(Plotting code records)
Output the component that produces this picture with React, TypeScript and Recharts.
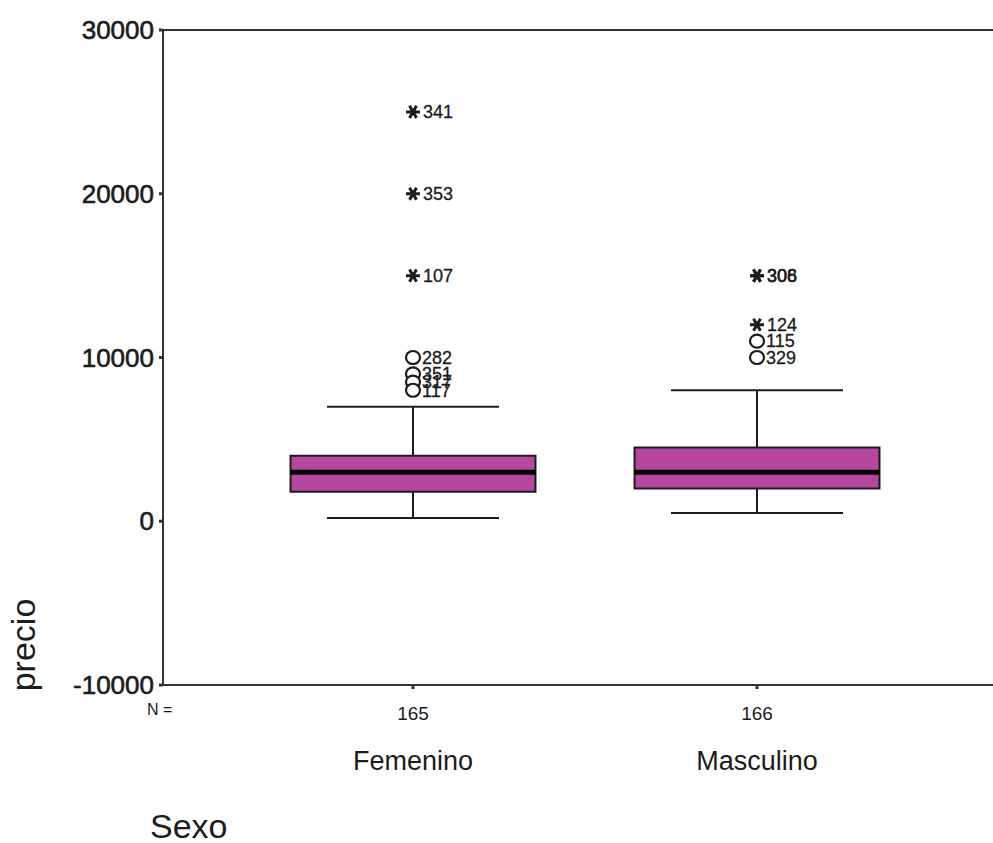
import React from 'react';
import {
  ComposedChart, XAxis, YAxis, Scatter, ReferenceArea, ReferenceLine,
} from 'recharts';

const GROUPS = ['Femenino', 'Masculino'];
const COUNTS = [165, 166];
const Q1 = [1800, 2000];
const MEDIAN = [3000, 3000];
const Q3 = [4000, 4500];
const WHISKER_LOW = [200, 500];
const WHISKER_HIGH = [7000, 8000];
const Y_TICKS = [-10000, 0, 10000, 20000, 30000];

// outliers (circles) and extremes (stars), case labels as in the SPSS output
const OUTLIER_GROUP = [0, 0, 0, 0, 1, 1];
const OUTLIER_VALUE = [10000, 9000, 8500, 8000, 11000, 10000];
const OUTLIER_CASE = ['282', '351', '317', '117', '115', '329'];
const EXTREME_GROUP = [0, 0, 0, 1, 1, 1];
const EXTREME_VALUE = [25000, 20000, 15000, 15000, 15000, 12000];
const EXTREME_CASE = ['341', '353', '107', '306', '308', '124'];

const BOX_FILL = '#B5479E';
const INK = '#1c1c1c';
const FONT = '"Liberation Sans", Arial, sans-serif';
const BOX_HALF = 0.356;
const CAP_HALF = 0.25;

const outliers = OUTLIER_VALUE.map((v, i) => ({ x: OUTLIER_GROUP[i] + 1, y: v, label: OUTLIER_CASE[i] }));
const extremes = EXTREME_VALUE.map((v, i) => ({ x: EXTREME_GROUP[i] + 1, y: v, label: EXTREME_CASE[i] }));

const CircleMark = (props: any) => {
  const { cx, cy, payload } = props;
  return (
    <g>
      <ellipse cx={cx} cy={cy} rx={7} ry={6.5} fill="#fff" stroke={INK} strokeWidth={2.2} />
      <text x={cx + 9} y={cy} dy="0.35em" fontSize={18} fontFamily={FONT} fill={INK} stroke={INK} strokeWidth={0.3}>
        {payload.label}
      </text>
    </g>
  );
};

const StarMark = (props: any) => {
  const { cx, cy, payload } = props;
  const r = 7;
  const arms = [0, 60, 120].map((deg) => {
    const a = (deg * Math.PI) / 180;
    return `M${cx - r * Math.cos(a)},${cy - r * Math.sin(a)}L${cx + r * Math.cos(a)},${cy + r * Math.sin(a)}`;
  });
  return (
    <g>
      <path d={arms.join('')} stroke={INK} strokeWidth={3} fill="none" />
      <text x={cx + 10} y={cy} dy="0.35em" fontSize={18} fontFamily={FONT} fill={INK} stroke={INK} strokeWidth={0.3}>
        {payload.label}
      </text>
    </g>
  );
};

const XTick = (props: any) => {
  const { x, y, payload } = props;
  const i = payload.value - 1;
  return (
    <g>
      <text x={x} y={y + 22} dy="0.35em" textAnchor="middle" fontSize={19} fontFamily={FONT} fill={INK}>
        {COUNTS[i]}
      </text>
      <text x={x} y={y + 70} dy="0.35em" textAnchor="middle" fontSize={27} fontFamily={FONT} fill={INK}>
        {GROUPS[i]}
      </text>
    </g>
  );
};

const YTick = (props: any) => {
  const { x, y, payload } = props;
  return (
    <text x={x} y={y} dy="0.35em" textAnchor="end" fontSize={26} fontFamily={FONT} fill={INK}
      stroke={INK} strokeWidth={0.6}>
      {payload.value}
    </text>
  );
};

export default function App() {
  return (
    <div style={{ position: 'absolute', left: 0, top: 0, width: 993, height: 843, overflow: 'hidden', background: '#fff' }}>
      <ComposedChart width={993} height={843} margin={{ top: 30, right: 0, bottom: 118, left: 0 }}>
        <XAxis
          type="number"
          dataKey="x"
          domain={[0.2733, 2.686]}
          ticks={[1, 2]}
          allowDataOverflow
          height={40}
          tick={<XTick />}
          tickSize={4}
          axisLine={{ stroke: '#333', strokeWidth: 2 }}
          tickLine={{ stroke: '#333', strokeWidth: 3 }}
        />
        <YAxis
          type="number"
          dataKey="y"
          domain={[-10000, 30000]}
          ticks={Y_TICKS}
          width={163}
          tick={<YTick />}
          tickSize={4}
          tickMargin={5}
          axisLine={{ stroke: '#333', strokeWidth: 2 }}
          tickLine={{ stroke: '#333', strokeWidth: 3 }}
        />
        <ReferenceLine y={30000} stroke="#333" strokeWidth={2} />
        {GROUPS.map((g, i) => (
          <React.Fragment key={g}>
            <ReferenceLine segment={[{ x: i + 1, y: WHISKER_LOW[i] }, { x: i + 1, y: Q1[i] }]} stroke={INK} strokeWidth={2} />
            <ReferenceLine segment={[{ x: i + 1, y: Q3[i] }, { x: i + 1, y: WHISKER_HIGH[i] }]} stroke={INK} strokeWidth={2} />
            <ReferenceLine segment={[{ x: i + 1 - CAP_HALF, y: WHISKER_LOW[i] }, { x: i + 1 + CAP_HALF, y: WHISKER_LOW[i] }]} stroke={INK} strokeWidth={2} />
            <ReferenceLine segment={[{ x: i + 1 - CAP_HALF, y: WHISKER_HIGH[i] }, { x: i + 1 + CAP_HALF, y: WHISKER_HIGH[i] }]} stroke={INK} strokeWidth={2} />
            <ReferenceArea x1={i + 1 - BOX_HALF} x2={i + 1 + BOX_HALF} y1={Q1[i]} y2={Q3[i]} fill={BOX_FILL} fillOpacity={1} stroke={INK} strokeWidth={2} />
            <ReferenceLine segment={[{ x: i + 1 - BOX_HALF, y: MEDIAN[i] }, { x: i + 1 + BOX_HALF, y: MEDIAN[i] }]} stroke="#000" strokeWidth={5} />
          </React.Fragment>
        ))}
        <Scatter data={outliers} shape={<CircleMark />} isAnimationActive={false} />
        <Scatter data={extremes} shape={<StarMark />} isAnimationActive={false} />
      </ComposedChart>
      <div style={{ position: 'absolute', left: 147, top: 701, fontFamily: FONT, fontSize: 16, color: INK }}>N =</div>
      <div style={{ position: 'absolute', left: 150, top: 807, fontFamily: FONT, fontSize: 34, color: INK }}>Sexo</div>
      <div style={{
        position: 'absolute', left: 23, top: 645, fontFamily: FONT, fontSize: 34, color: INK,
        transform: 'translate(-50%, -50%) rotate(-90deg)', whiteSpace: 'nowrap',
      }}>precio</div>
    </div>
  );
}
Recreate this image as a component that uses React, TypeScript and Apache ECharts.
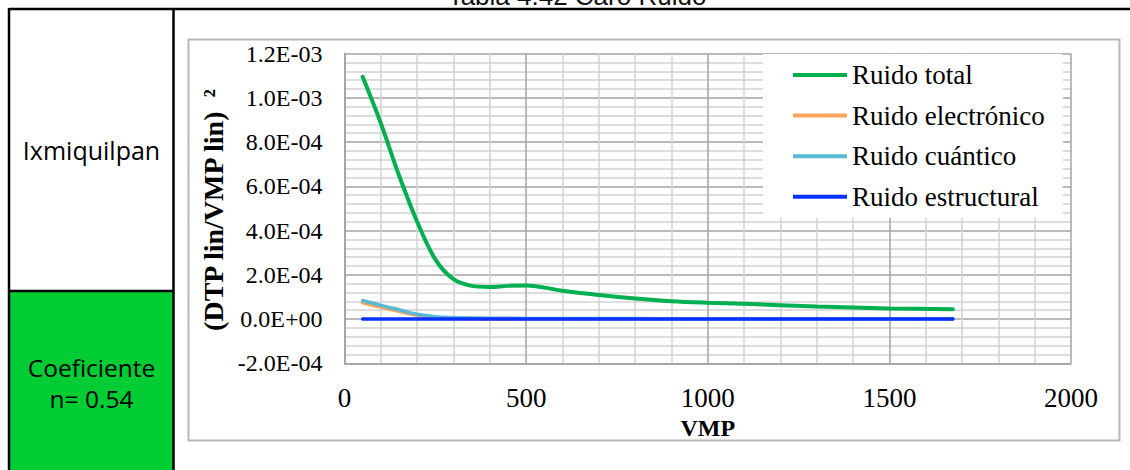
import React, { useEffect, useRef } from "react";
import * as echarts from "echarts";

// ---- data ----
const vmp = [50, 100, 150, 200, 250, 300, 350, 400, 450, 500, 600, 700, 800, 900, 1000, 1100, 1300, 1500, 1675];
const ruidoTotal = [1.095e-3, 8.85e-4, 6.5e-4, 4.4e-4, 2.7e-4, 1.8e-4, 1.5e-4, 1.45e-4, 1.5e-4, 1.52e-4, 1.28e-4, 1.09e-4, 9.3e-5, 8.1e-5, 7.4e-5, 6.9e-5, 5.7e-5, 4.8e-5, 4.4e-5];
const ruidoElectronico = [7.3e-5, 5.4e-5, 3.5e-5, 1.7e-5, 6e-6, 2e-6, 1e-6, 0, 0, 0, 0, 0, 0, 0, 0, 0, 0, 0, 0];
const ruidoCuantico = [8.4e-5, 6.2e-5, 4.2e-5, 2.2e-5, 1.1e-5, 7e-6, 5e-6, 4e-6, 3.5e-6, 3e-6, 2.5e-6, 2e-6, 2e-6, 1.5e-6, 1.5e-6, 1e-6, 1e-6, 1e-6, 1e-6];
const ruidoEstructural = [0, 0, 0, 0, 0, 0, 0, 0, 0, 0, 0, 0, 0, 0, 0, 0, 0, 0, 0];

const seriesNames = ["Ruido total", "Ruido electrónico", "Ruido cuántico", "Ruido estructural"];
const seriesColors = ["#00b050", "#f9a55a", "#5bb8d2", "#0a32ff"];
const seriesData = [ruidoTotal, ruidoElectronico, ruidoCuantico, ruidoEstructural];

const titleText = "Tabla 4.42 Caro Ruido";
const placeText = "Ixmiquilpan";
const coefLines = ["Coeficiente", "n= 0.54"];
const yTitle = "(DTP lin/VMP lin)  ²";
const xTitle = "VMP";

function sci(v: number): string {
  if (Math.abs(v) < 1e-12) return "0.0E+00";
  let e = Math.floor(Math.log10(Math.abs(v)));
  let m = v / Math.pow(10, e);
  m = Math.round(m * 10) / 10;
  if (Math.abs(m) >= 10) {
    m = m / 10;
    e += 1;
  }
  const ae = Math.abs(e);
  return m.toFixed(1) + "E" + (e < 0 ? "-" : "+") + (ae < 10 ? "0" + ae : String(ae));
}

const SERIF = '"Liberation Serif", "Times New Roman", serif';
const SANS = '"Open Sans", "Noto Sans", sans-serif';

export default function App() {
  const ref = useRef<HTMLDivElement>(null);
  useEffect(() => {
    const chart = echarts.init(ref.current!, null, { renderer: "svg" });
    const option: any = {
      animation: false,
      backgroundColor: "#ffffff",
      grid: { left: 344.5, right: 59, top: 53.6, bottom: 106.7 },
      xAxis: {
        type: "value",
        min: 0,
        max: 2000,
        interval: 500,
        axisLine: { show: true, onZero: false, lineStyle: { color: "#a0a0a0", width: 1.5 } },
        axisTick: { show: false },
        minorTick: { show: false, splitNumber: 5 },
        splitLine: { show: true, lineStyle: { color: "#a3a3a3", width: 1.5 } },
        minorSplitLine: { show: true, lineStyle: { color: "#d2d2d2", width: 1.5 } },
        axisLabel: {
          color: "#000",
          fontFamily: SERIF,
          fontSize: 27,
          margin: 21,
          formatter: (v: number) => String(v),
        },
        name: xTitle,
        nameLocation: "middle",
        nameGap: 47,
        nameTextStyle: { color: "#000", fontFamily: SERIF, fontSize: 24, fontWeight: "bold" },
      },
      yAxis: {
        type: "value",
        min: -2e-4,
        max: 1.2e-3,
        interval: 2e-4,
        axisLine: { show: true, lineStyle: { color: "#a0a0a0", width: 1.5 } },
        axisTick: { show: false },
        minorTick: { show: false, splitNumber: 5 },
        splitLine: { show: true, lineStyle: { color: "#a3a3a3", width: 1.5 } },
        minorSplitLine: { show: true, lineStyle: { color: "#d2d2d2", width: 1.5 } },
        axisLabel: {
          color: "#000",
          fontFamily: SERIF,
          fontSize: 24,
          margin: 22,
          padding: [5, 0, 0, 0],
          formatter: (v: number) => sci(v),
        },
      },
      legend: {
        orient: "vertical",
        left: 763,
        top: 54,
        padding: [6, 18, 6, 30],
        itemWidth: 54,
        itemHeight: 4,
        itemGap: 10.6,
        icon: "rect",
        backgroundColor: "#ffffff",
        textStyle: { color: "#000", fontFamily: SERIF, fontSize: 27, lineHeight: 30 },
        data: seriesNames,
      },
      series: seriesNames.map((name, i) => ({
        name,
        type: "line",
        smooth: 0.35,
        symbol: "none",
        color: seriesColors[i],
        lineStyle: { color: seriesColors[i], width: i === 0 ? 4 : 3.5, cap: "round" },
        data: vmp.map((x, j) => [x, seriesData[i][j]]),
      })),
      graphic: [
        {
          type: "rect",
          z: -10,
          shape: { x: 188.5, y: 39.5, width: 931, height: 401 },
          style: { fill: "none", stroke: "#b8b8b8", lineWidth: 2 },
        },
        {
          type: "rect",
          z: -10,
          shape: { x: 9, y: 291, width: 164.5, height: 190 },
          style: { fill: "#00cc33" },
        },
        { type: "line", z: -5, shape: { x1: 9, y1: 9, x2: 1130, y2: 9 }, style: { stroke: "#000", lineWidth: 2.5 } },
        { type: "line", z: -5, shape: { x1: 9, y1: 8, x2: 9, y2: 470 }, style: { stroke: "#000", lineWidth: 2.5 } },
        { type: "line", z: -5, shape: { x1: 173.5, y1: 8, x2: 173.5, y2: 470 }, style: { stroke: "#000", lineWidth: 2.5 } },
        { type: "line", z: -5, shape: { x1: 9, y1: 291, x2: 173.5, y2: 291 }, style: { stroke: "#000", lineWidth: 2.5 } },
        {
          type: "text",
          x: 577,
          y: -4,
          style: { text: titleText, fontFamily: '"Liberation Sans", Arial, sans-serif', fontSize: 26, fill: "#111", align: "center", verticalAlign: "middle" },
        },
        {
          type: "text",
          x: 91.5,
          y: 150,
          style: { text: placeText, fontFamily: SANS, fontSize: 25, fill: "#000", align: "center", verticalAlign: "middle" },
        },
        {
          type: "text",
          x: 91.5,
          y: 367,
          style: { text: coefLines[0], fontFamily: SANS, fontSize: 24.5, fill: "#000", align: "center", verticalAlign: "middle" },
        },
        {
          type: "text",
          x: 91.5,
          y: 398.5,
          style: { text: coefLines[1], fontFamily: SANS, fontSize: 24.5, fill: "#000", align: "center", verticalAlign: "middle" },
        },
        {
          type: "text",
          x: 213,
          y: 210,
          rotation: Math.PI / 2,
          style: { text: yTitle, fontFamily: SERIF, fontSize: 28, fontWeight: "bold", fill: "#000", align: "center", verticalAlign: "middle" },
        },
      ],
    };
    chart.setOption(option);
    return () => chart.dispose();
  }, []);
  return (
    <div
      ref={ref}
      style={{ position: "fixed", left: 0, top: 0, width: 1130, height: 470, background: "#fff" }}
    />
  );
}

* _AIM_:
Quote, please, every line of the material above from its start through the line that has "const Y_TICKS = [-10000, 0, 10000, 20000, 30000];", reproducing the words exactly and dropping any images.

* _THE RESULT_:
Output the component that produces this picture with React, TypeScript and Recharts.
import React from 'react';
import {
  ComposedChart, XAxis, YAxis, Scatter, ReferenceArea, ReferenceLine,
} from 'recharts';

const GROUPS = ['Femenino', 'Masculino'];
const COUNTS = [165, 166];
const Q1 = [1800, 2000];
const MEDIAN = [3000, 3000];
const Q3 = [4000, 4500];
const WHISKER_LOW = [200, 500];
const WHISKER_HIGH = [7000, 8000];
const Y_TICKS = [-10000, 0, 10000, 20000, 30000];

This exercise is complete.